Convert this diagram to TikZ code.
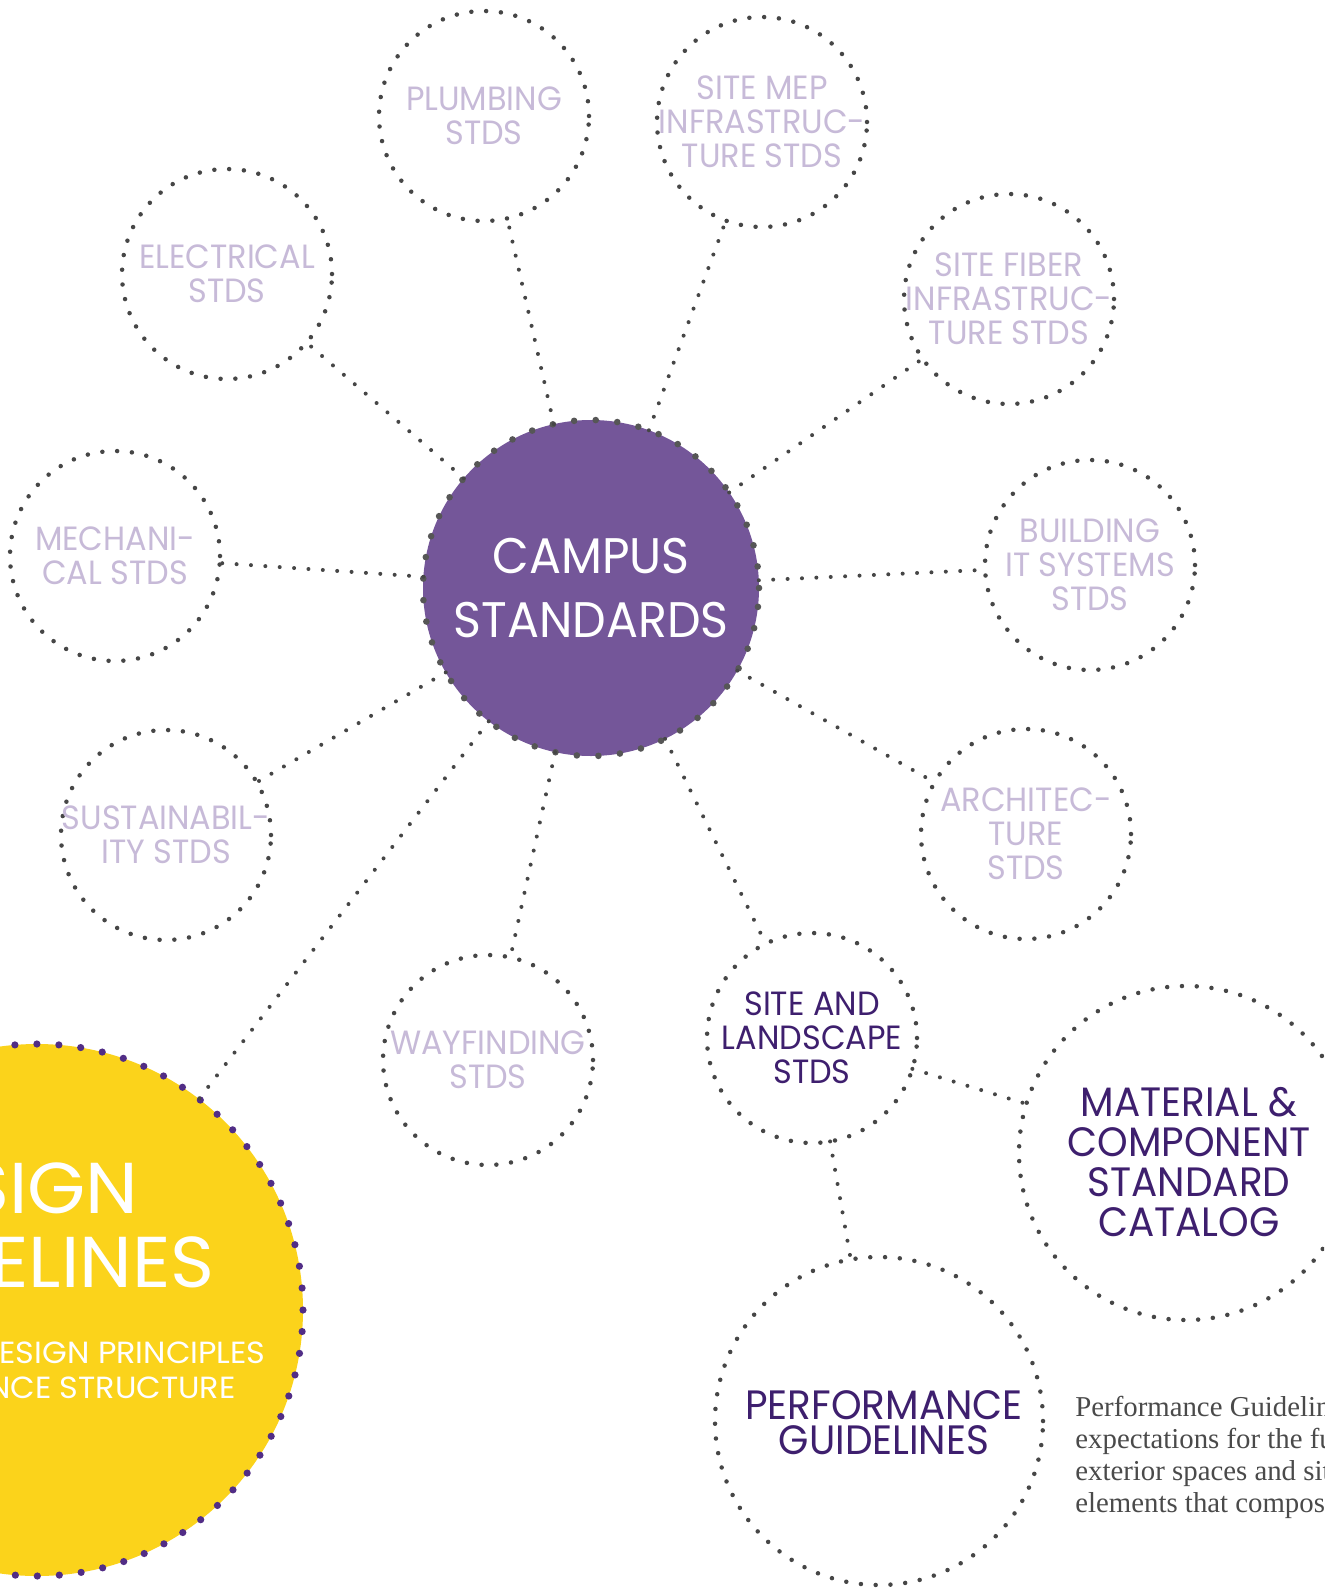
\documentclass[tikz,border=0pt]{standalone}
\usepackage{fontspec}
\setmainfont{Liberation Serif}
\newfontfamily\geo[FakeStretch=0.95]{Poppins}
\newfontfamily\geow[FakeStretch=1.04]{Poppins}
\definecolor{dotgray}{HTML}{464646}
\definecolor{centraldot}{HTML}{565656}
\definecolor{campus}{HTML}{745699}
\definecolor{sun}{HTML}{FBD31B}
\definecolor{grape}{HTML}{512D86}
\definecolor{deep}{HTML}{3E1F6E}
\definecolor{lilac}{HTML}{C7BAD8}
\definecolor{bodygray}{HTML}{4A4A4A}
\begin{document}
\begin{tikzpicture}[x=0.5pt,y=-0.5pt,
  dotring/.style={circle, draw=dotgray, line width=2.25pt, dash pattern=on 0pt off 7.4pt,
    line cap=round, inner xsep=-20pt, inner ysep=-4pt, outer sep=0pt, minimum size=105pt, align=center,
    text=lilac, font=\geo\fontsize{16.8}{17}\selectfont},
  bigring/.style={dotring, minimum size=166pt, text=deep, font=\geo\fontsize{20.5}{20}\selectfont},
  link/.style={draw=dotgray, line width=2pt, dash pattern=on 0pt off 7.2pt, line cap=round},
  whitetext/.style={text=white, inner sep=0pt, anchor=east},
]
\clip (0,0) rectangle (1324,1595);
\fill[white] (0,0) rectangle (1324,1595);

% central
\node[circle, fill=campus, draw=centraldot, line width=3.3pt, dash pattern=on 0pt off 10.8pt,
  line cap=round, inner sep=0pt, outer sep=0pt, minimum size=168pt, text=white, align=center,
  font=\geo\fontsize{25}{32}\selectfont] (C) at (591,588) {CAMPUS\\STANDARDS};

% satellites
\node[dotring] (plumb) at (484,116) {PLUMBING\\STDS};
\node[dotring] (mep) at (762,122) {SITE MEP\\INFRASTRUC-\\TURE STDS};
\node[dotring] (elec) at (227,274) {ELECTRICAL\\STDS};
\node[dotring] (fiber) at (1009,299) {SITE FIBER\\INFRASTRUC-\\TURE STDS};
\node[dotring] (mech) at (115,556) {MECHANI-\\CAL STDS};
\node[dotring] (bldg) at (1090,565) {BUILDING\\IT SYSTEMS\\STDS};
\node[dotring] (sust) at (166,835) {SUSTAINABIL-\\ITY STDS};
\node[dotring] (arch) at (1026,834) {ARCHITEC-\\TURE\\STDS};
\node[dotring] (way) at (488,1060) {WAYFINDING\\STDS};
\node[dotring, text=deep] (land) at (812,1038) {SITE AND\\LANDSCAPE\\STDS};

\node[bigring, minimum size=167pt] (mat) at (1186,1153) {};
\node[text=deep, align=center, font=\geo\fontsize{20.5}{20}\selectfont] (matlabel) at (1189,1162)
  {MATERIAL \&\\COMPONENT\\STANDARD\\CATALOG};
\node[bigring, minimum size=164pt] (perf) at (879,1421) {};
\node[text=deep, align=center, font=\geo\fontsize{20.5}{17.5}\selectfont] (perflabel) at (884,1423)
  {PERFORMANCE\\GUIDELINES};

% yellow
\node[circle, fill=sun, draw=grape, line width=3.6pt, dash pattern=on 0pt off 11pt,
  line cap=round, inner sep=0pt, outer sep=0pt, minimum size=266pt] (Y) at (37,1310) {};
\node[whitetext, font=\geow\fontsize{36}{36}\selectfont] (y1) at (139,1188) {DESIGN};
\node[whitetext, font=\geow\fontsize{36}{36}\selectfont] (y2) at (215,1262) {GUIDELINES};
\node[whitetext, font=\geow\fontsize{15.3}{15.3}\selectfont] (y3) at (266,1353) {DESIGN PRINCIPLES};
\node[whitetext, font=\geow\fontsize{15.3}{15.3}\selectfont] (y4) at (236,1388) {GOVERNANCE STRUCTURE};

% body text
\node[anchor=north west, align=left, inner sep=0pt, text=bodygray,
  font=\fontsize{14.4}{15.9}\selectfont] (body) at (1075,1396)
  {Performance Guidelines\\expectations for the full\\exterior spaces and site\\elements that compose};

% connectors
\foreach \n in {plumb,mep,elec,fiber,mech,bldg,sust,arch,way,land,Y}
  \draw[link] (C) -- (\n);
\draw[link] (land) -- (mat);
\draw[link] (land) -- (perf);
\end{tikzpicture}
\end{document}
***
* _SET PROBLEM_
Omitting all images, print the listing exactly.

* _PROBLEM SOLUTION_
Convert this diagram to TikZ code.
\documentclass[tikz,border=0pt]{standalone}
\usepackage{fontspec}
\setmainfont{Liberation Serif}
\newfontfamily\geo[FakeStretch=0.95]{Poppins}
\newfontfamily\geow[FakeStretch=1.04]{Poppins}
\definecolor{dotgray}{HTML}{464646}
\definecolor{centraldot}{HTML}{565656}
\definecolor{campus}{HTML}{745699}
\definecolor{sun}{HTML}{FBD31B}
\definecolor{grape}{HTML}{512D86}
\definecolor{deep}{HTML}{3E1F6E}
\definecolor{lilac}{HTML}{C7BAD8}
\definecolor{bodygray}{HTML}{4A4A4A}
\begin{document}
\begin{tikzpicture}[x=0.5pt,y=-0.5pt,
  dotring/.style={circle, draw=dotgray, line width=2.25pt, dash pattern=on 0pt off 7.4pt,
    line cap=round, inner xsep=-20pt, inner ysep=-4pt, outer sep=0pt, minimum size=105pt, align=center,
    text=lilac, font=\geo\fontsize{16.8}{17}\selectfont},
  bigring/.style={dotring, minimum size=166pt, text=deep, font=\geo\fontsize{20.5}{20}\selectfont},
  link/.style={draw=dotgray, line width=2pt, dash pattern=on 0pt off 7.2pt, line cap=round},
  whitetext/.style={text=white, inner sep=0pt, anchor=east},
]
\clip (0,0) rectangle (1324,1595);
\fill[white] (0,0) rectangle (1324,1595);

% central
\node[circle, fill=campus, draw=centraldot, line width=3.3pt, dash pattern=on 0pt off 10.8pt,
  line cap=round, inner sep=0pt, outer sep=0pt, minimum size=168pt, text=white, align=center,
  font=\geo\fontsize{25}{32}\selectfont] (C) at (591,588) {CAMPUS\\STANDARDS};

% satellites
\node[dotring] (plumb) at (484,116) {PLUMBING\\STDS};
\node[dotring] (mep) at (762,122) {SITE MEP\\INFRASTRUC-\\TURE STDS};
\node[dotring] (elec) at (227,274) {ELECTRICAL\\STDS};
\node[dotring] (fiber) at (1009,299) {SITE FIBER\\INFRASTRUC-\\TURE STDS};
\node[dotring] (mech) at (115,556) {MECHANI-\\CAL STDS};
\node[dotring] (bldg) at (1090,565) {BUILDING\\IT SYSTEMS\\STDS};
\node[dotring] (sust) at (166,835) {SUSTAINABIL-\\ITY STDS};
\node[dotring] (arch) at (1026,834) {ARCHITEC-\\TURE\\STDS};
\node[dotring] (way) at (488,1060) {WAYFINDING\\STDS};
\node[dotring, text=deep] (land) at (812,1038) {SITE AND\\LANDSCAPE\\STDS};

\node[bigring, minimum size=167pt] (mat) at (1186,1153) {};
\node[text=deep, align=center, font=\geo\fontsize{20.5}{20}\selectfont] (matlabel) at (1189,1162)
  {MATERIAL \&\\COMPONENT\\STANDARD\\CATALOG};
\node[bigring, minimum size=164pt] (perf) at (879,1421) {};
\node[text=deep, align=center, font=\geo\fontsize{20.5}{17.5}\selectfont] (perflabel) at (884,1423)
  {PERFORMANCE\\GUIDELINES};

% yellow
\node[circle, fill=sun, draw=grape, line width=3.6pt, dash pattern=on 0pt off 11pt,
  line cap=round, inner sep=0pt, outer sep=0pt, minimum size=266pt] (Y) at (37,1310) {};
\node[whitetext, font=\geow\fontsize{36}{36}\selectfont] (y1) at (139,1188) {DESIGN};
\node[whitetext, font=\geow\fontsize{36}{36}\selectfont] (y2) at (215,1262) {GUIDELINES};
\node[whitetext, font=\geow\fontsize{15.3}{15.3}\selectfont] (y3) at (266,1353) {DESIGN PRINCIPLES};
\node[whitetext, font=\geow\fontsize{15.3}{15.3}\selectfont] (y4) at (236,1388) {GOVERNANCE STRUCTURE};

% body text
\node[anchor=north west, align=left, inner sep=0pt, text=bodygray,
  font=\fontsize{14.4}{15.9}\selectfont] (body) at (1075,1396)
  {Performance Guidelines\\expectations for the full\\exterior spaces and site\\elements that compose};

% connectors
\foreach \n in {plumb,mep,elec,fiber,mech,bldg,sust,arch,way,land,Y}
  \draw[link] (C) -- (\n);
\draw[link] (land) -- (mat);
\draw[link] (land) -- (perf);
\end{tikzpicture}
\end{document}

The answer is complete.